哈寧回憶當時:「當我15歲時,我和許多被視為是troublemakers的小孩開始同游。我們像一般膩在一起的青少年死黨一樣,我們去參加像GRATEFUL DEAD等搖滾演唱會,因為我想成為嬉皮,我讓我的頭髮變的越來越長了。我開始嘗試各種藥物,這些毒品確實使我當時的生活一團混亂。因為這確實極愚蠢的東西,使我的學校的學習壞到底了。 我的父母非常關心我的狀態。但是,由於我感到深深的窒息感,使我一心想趕快脫離 Kutztown這個小鎮......」。哈寧的母親也說:「我們盡力讓他改變, 讓他在家待的更久,花更多時間學習。....... 但我們感覺到我們失敗了, 然而我們也不知道該如何對付。我們不知道如何改變他?」
雖然家人曾經如此沮喪,但哈寧很快的就從他的輕率時期走出來,他自己意識到毒品與損友不斷的拉他墮落,1976年他從高中畢業,同時他也獨立的開始認真面對自己的未來,決定義無反顧地離開家鄉,去尋找他理想中的藝術。
凱斯·哈寧在匹茲堡的藝術學校就讀,並在匹茲堡藝術中心辦了他生平第一次個展,接著,他決定前往紐約,在視覺藝術學院進修,在紐約視覺藝術學院進修期間,哈寧過的如魚得水,還結識了二位後來成為著名現代藝術家的好友,Kenny Scharf和Jean-Michel Basquiat。

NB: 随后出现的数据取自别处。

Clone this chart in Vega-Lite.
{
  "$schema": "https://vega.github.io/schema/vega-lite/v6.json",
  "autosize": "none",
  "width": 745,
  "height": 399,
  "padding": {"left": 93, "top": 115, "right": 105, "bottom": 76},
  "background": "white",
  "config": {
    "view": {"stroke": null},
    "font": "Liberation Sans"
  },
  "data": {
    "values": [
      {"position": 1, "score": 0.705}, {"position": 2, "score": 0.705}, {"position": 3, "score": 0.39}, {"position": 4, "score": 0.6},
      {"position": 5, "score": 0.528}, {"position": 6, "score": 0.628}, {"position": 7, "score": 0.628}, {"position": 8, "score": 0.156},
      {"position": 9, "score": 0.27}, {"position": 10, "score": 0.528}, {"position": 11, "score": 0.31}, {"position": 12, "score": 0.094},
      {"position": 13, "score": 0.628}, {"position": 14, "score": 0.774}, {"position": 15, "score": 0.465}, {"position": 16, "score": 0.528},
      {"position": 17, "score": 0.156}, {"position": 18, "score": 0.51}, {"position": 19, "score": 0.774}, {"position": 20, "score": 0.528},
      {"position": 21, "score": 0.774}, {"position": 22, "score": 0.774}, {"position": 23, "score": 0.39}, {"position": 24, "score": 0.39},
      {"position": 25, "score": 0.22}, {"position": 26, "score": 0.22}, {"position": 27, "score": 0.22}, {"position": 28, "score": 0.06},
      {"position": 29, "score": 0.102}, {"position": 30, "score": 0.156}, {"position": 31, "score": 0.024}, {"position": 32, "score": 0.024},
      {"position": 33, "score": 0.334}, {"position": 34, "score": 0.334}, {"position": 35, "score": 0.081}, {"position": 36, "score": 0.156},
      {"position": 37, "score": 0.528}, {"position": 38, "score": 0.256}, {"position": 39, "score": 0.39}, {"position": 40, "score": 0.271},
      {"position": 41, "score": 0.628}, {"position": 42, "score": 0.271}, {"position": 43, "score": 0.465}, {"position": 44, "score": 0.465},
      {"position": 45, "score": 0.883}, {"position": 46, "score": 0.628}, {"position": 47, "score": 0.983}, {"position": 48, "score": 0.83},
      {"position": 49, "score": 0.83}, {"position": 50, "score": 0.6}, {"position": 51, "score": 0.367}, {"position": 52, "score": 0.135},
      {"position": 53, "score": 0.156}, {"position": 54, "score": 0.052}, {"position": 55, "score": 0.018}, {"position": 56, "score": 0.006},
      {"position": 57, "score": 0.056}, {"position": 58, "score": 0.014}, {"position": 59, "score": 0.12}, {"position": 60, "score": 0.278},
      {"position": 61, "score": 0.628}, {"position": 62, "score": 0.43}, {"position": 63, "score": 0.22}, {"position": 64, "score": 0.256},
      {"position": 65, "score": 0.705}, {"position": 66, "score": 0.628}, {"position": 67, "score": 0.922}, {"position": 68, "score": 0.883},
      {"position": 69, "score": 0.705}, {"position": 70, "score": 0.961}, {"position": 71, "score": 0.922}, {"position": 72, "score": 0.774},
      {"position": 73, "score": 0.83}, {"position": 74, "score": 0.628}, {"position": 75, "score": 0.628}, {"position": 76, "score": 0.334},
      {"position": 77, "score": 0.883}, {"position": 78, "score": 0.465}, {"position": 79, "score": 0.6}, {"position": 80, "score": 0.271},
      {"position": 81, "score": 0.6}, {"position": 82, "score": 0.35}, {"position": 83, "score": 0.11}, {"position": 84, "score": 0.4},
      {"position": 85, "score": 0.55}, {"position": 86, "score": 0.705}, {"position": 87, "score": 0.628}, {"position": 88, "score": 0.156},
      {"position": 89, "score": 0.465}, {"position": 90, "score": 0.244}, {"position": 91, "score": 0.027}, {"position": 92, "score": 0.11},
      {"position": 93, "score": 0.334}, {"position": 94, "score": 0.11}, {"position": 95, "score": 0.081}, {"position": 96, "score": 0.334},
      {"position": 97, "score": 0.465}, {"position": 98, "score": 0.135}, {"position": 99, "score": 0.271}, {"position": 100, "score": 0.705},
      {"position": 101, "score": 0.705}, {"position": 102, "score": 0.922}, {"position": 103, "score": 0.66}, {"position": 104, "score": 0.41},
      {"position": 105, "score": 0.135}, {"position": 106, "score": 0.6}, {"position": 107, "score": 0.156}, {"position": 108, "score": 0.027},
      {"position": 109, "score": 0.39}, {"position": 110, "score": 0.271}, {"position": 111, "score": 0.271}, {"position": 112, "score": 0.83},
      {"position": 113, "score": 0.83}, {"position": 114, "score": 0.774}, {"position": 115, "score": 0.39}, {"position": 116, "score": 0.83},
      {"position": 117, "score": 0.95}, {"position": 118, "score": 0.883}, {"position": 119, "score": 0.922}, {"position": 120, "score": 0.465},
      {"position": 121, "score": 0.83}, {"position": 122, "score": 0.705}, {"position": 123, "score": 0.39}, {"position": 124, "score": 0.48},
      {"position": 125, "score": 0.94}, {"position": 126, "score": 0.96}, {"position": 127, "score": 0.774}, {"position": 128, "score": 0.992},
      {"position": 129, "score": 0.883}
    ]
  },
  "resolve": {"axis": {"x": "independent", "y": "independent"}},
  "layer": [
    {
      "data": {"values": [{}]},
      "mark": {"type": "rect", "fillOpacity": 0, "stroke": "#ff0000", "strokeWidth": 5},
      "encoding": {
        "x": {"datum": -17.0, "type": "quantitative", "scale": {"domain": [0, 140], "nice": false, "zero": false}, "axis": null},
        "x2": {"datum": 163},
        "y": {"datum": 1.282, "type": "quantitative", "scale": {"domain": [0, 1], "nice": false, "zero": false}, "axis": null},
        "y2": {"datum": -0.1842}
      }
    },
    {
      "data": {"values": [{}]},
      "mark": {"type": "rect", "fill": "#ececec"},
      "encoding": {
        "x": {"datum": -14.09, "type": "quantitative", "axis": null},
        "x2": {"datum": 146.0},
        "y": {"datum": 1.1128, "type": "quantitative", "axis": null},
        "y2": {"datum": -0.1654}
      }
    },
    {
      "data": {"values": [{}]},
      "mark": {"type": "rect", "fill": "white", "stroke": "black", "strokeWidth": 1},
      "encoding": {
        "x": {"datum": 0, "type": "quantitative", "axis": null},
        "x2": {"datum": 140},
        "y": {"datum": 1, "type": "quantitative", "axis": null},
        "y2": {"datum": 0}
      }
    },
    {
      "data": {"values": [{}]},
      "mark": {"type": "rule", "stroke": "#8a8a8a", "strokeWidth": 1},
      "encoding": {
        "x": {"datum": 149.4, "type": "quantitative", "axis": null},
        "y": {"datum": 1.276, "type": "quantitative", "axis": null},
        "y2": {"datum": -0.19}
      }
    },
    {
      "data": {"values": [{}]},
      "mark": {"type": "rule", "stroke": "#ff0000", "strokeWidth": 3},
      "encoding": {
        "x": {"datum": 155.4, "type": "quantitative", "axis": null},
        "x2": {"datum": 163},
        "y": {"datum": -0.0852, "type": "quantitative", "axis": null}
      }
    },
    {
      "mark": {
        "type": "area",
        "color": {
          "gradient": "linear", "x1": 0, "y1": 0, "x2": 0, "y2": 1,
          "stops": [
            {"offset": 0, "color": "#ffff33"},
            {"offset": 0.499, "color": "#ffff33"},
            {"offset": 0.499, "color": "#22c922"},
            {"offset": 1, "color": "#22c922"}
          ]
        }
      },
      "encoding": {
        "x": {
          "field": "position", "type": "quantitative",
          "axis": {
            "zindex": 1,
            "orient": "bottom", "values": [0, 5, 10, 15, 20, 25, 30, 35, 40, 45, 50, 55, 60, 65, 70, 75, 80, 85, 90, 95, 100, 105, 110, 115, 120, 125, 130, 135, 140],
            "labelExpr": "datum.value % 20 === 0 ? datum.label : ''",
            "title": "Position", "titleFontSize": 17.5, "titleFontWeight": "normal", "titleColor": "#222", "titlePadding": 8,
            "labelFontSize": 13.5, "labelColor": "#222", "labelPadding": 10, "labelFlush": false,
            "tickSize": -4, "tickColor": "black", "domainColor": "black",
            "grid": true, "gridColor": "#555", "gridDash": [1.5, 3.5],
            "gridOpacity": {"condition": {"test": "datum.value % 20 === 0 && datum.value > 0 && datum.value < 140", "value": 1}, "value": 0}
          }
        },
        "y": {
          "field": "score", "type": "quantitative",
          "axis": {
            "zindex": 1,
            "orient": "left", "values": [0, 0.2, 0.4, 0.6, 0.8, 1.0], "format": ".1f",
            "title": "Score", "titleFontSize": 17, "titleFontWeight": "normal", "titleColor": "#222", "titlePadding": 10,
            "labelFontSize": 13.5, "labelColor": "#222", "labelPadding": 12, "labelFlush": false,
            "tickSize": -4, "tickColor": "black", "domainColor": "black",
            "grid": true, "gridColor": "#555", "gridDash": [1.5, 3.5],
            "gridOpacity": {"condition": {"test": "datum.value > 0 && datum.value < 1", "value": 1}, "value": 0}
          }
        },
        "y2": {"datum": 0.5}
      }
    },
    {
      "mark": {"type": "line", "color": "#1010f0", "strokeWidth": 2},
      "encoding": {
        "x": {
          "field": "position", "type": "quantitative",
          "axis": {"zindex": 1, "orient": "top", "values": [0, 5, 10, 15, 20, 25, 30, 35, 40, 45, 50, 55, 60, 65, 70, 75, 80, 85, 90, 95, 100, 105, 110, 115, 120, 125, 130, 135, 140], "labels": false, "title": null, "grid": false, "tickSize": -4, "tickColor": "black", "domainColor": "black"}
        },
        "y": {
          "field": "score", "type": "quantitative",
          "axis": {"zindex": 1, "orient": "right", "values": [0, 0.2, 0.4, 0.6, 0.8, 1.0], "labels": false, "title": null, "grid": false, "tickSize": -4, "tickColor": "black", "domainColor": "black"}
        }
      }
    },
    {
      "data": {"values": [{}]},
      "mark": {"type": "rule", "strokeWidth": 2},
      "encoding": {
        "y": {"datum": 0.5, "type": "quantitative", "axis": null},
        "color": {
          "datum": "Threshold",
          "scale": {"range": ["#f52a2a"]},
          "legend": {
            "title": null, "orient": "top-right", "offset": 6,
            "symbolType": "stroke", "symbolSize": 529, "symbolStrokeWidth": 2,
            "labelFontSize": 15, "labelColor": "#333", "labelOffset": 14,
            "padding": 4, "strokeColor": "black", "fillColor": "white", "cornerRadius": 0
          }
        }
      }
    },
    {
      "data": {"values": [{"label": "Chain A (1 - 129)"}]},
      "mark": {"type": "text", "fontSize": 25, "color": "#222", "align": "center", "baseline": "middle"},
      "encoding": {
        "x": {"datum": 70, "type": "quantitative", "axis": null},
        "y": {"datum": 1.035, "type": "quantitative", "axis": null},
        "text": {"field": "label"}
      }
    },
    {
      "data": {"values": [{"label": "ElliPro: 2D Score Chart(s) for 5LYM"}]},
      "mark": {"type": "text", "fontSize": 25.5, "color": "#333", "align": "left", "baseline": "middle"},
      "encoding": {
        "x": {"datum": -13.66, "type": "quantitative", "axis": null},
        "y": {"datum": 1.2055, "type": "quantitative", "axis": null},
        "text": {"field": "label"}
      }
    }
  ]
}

1980年代的紐約,是一個不斷有新鮮事發生的城市,在東村聚集了來自全美的小伙子,他們聚集在一起共同創作。他們在東村創造了全新世代的嘻皮文化,哈寧也很快成為這股塗鴉文化流潮中的一份子。
1980年在他離開藝術學院後,很快他就投入街頭塗鴉藝術的行列,像其它塗鴉藝術家一樣,他也創造屬於他自己的標記,一開始他的標記是一個動物,隨著他一直畫,開始越來越像是一隻狗,然後他畫一些小小的用四肢爬行的人物,漸漸的就演變成他著名的嬰兒標記。漸漸地凱斯·哈寧開始建構他個人的視覺語彙,而且逐年的變化與增加。
凱斯·哈寧面對AIDS的態度是:「你絕對不能沮喪,因為只要一沮喪,就表示放棄了,你也就完了,和這致命的AIDS在一起生活後,我對生活就有新的態度,不是我對死亡這件事有新的看法,而是我對生命的看法一直都是這樣的珍惜,所以我更相信得盡己所能的,讓自己的生活過的更充實美滿。」